Tuesday, September 05, 2006

Teaching Foreign Policy in the Post-Cold War Era

Teaching Foreign Policy in the Post-Cold War Era. One of the stated goals of this blog is to highlight sites which discuss teaching history. I do not always follow through on this as well as I like. But I do blog this way sometimes.

I found this ERIC Digest from 1994 and realized it could serve several roles on this blog. As history, it shows how at least one history teacher saw American foreign policy in 1994. At the same time, it gives tips on ways history could be used to teach the topic of foreign policy.

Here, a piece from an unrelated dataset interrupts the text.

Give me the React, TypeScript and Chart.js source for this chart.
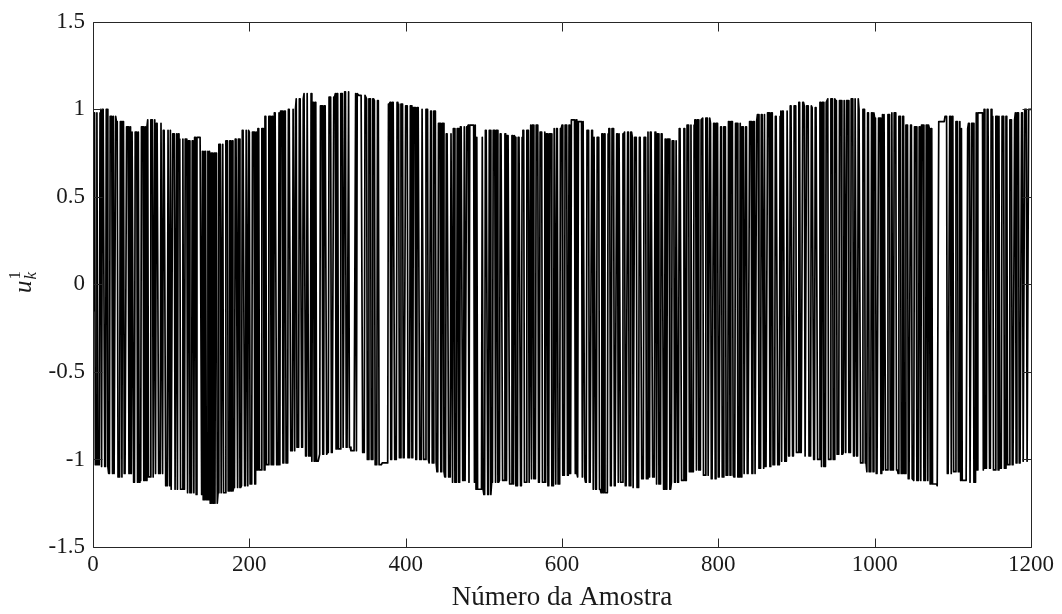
import React, { useEffect, useRef } from 'react';
import { Chart, registerables } from 'chart.js';

Chart.register(...registerables);

// ---- data ----
const xTicks = [0, 200, 400, 600, 800, 1000, 1200];
const yTicks = [-1.5, -1, -0.5, 0, 0.5, 1, 1.5];
const xTitle = 'Número da Amostra';

const firstValue = -0.15;

// level reached when the input is "high", one value per block of 10 samples
const upperLevel = [
  0.98, 1.0, 0.96, 0.93, 0.9, 0.87, 0.9, 0.94, 0.92, 0.88,
  0.86, 0.83, 0.82, 0.84, 0.76, 0.75, 0.8, 0.82, 0.83, 0.88,
  0.87, 0.89, 0.96, 0.98, 0.99, 1.0, 1.06, 1.09, 1.04, 1.02,
  1.07, 1.09, 1.1, 1.09, 1.08, 1.06, 1.05, 1.03, 1.04, 1.03,
  1.02, 1.01, 1.0, 0.99, 0.92, 0.86, 0.89, 0.9, 0.91, 0.84,
  0.88, 0.88, 0.86, 0.85, 0.84, 0.88, 0.91, 0.87, 0.86, 0.89,
  0.91, 0.94, 0.93, 0.88, 0.84, 0.86, 0.89, 0.86, 0.87, 0.84,
  0.84, 0.87, 0.86, 0.83, 0.82, 0.89, 0.91, 0.94, 0.95, 0.92,
  0.9, 0.93, 0.92, 0.9, 0.93, 0.97, 0.98, 0.96, 0.99, 1.02,
  1.04, 1.02, 1.01, 1.04, 1.06, 1.05, 1.05, 1.06, 1.0, 0.98,
  0.95, 0.97, 0.98, 0.96, 0.91, 0.9, 0.91, 0.89, 0.93, 0.96,
  0.93, 0.89, 0.92, 0.98, 1.0, 0.96, 0.96, 0.94, 0.98, 1.0,
  1.0,
];

// level reached when the input is "low", one value per block of 10 samples
const lowerLevel = [
  -1.03, -1.04, -1.08, -1.1, -1.08, -1.13, -1.12, -1.1, -1.08, -1.15,
  -1.17, -1.17, -1.19, -1.2, -1.23, -1.25, -1.19, -1.18, -1.16, -1.15,
  -1.14, -1.06, -1.03, -1.03, -1.02, -0.95, -0.93, -0.98, -1.01, -0.97,
  -0.96, -0.94, -0.93, -0.95, -0.96, -1.0, -1.03, -1.02, -1.0, -0.99,
  -0.99, -1.0, -1.0, -1.02, -1.07, -1.1, -1.13, -1.12, -1.13, -1.17,
  -1.2, -1.13, -1.12, -1.14, -1.15, -1.13, -1.11, -1.13, -1.15, -1.14,
  -1.09, -1.08, -1.1, -1.13, -1.17, -1.19, -1.15, -1.13, -1.15, -1.16,
  -1.11, -1.1, -1.14, -1.17, -1.13, -1.12, -1.07, -1.06, -1.09, -1.11,
  -1.1, -1.09, -1.1, -1.08, -1.08, -1.05, -1.04, -1.03, -1.01, -0.98,
  -0.96, -0.98, -1.0, -1.04, -1.0, -0.97, -0.96, -0.98, -1.02, -1.07,
  -1.08, -1.06, -1.06, -1.08, -1.11, -1.12, -1.12, -1.14, -1.15, -1.08,
  -1.07, -1.12, -1.13, -1.06, -1.05, -1.06, -1.05, -1.03, -1.02, -1.01,
  -1.01,
];

// high (1) / low (0) state of each sample, 50 samples per row
const switchPattern = [
  '1110010001 1011100110 0011101001 1100011011 0001110010',
  '1100111010 0011100101 1000111001 0111000110 1110001101',
  '0011100101 1100010011 1011000110 1101111110 1010100101',
  '0101010110 0111001000 1110011010 0011101100 0111001101',
  '1000111001 0110001110 1100011101 0011100010 1110011000',
  '1110001101 1000111001 1100110001 0110110000 0111001110',
  '0011100011 1011000111 0011000100 0000001011 1111100011',
  '1001110011 1000110000 0000000011 1001110001 1100111000',
  '1110001100 1110011100 0110001110 0011001110 0011100110',
  '0011100011 0110001100 1110010011 1011111101 0100000010',
  '0011100110 0011101100 0111000110 1110001101 1000111001',
  '1100011100 1011000111 0011100010 1100111000 1101100011',
  '1000111001 0011111010 0111110110 0011100011 0110011100',
  '0110100001 1100111000 1101100011 1000110011 1001110001',
  '1100011100 1001110001 1011000111 0010011100 0111001100',
  '1110001100 1110010001 1101100011 1000111001 1000110111',
  '0001100111 0001101110 0011100010 1110011000 1110011001',
  '1100011101 0001110011 0001110001 1011100011 0011100111',
  '0001100011 1001110001 1100111000 1101100011 1000111001',
  '1100011100 0110111000 1110011001 1100011100 0110001101',
  '1100011100 1011000111 0010011100 0111001100 1110001100',
  '0111000110 1110001101 1011000000 0011111111 1110001101',
  '1000111001 0100000001 1100111000 1011111110 1000111001',
  '1100011101 0001110011 0001110001 1011100011 0011100111',
  '1',
];

const FONT = '"Liberation Serif", "DejaVu Serif", serif';
const TEXT = '#1a1a1a';
const AXIS = '#262626';

function buildPoints() {
  const bits = switchPattern.join('').replace(/\s/g, '');
  const pts: { x: number; y: number }[] = [];
  for (let k = 0; k < bits.length; k++) {
    const b = Math.floor(k / 10);
    const v = bits[k] === '1' ? upperLevel[b] : lowerLevel[b];
    pts.push({ x: k, y: k === 0 ? firstValue : v });
  }
  return pts;
}

const framePlugin = {
  id: 'matlabFrame',
  afterDatasetsDraw(chart: any) {
    const { ctx, chartArea: a, scales } = chart;
    const x = scales.x;
    const y = scales.y;
    ctx.save();
    ctx.strokeStyle = AXIS;
    ctx.lineWidth = 1;
    const L = Math.round(a.left) + 0.5;
    const R = Math.round(a.right) + 0.5;
    const T = Math.round(a.top) + 0.5;
    const B = Math.round(a.bottom) + 0.5;
    const tl = 9;
    ctx.beginPath();
    ctx.rect(L, T, R - L, B - T);
    for (const v of xTicks) {
      const px = Math.round(x.getPixelForValue(v)) + 0.5;
      ctx.moveTo(px, B);
      ctx.lineTo(px, B - tl);
      ctx.moveTo(px, T);
      ctx.lineTo(px, T + tl);
    }
    for (const v of yTicks) {
      const py = Math.round(y.getPixelForValue(v)) + 0.5;
      ctx.moveTo(L, py);
      ctx.lineTo(L + tl, py);
      ctx.moveTo(R, py);
      ctx.lineTo(R - tl, py);
    }
    ctx.stroke();

    // y-axis label u_k^1 (rotated)
    ctx.translate(25, y.getPixelForValue(0) - 2);
    ctx.rotate(-Math.PI / 2);
    ctx.fillStyle = TEXT;
    ctx.textBaseline = 'alphabetic';
    ctx.textAlign = 'left';
    ctx.font = 'italic 25px ' + FONT;
    const wu = ctx.measureText('u').width;
    ctx.font = 'italic 17px ' + FONT;
    const wk = ctx.measureText('k').width;
    const total = wu + 1 + wk;
    const x0 = -total / 2;
    ctx.font = 'italic 25px ' + FONT;
    ctx.fillText('u', x0, 6);
    ctx.font = '17px ' + FONT;
    ctx.fillText('1', x0 + wu + 1, -5);
    ctx.font = 'italic 17px ' + FONT;
    ctx.fillText('k', x0 + wu + 1, 11);
    ctx.restore();
  },
};

export default function App() {
  const ref = useRef<HTMLCanvasElement | null>(null);

  useEffect(() => {
    if (!ref.current) return;
    const chart = new Chart(ref.current, {
      type: 'line',
      data: {
        datasets: [
          {
            data: buildPoints(),
            borderColor: '#000000',
            borderWidth: 1.7,
            borderJoinStyle: 'round',
            pointRadius: 0,
            tension: 0,
            fill: false,
          },
        ],
      },
      options: {
        animation: false,
        responsive: false,
        events: [],
        layout: { padding: { top: 18, right: 31, left: 0, bottom: 0 } },
        plugins: {
          legend: { display: false },
          tooltip: { enabled: false },
          title: { display: false },
        },
        scales: {
          x: {
            type: 'linear',
            min: 0,
            max: 1200,
            afterBuildTicks: (s: any) => {
              s.ticks = xTicks.map((v) => ({ value: v }));
            },
            ticks: {
              font: { family: FONT, size: 23 },
              color: TEXT,
              padding: 4,
              maxRotation: 0,
              autoSkip: false,
              callback: (v: any) => String(v),
            },
            grid: { display: false, drawTicks: false },
            border: { display: false },
            title: {
              display: true,
              text: xTitle,
              font: { family: FONT, size: 27 },
              color: TEXT,
              padding: { top: 0, bottom: 0 },
            },
            afterFit: (s: any) => {
              s.height = 67;
            },
          },
          y: {
            type: 'linear',
            min: -1.5,
            max: 1.5,
            afterBuildTicks: (s: any) => {
              s.ticks = yTicks.map((v) => ({ value: v }));
            },
            ticks: {
              font: { family: FONT, size: 23 },
              color: TEXT,
              padding: 8,
              autoSkip: false,
              callback: (v: any) => String(v),
            },
            grid: { display: false, drawTicks: false },
            border: { display: false },
            afterFit: (s: any) => {
              s.width = 93;
            },
          },
        },
      },
      plugins: [framePlugin],
    });
    return () => chart.destroy();
  }, []);

  return (
    <div style={{ position: 'fixed', left: 0, top: 0, width: 1062, height: 614, background: '#fff' }}>
      <canvas ref={ref} width={1062} height={614} style={{ display: 'block' }} />
    </div>
  );
}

Go ahead and read this digest. Please note the section on Themes In Foreign Policy. How accurate are these themes today? Are they still the same as 1994? Have events like 9/11 and the War on Terrorism changed anything? If so, how? This site could provide for a good teaching moment.

From the site:

Today the United States finds itself in a world that has changed fundamentally. For more than 40 years the United States and the Soviet Union were the foremost powers and rivals in international affairs. U.S. foreign policy, U.S. domestic politics, and international relations revolved largely around this intense rivalry. Now the Soviet Union no longer exists, and the fifteen new states of the former Soviet Union are caught up in the turmoil of economic and political change. Since the end of the Cold War, there have been fewer external constraints on the projection of U.S. power abroad than at any time since the years immediately following World War II. And yet, there are no longer common understandings among Americans about what the U.S. role should be in this changing international environment. This ERIC Digest treats the (1) need and rationale for teaching and learning about current foreign policy issues; (2) main themes in foreign policy education in the post-Cold War era; (3) balance, inquiry, and decision making in the classroom; and (4) current classroom materials.

1 comment:

Textbook Evaluator said...

Hello.
My favorite book for understanding and teaching American Foreign Policy is Walter Russell Mead's Special Providence. For me, it helps to put the history into a neat framework. The schema is not flawless, but it's helpful...and a reminder that US foreign policy always contains some threads of the past.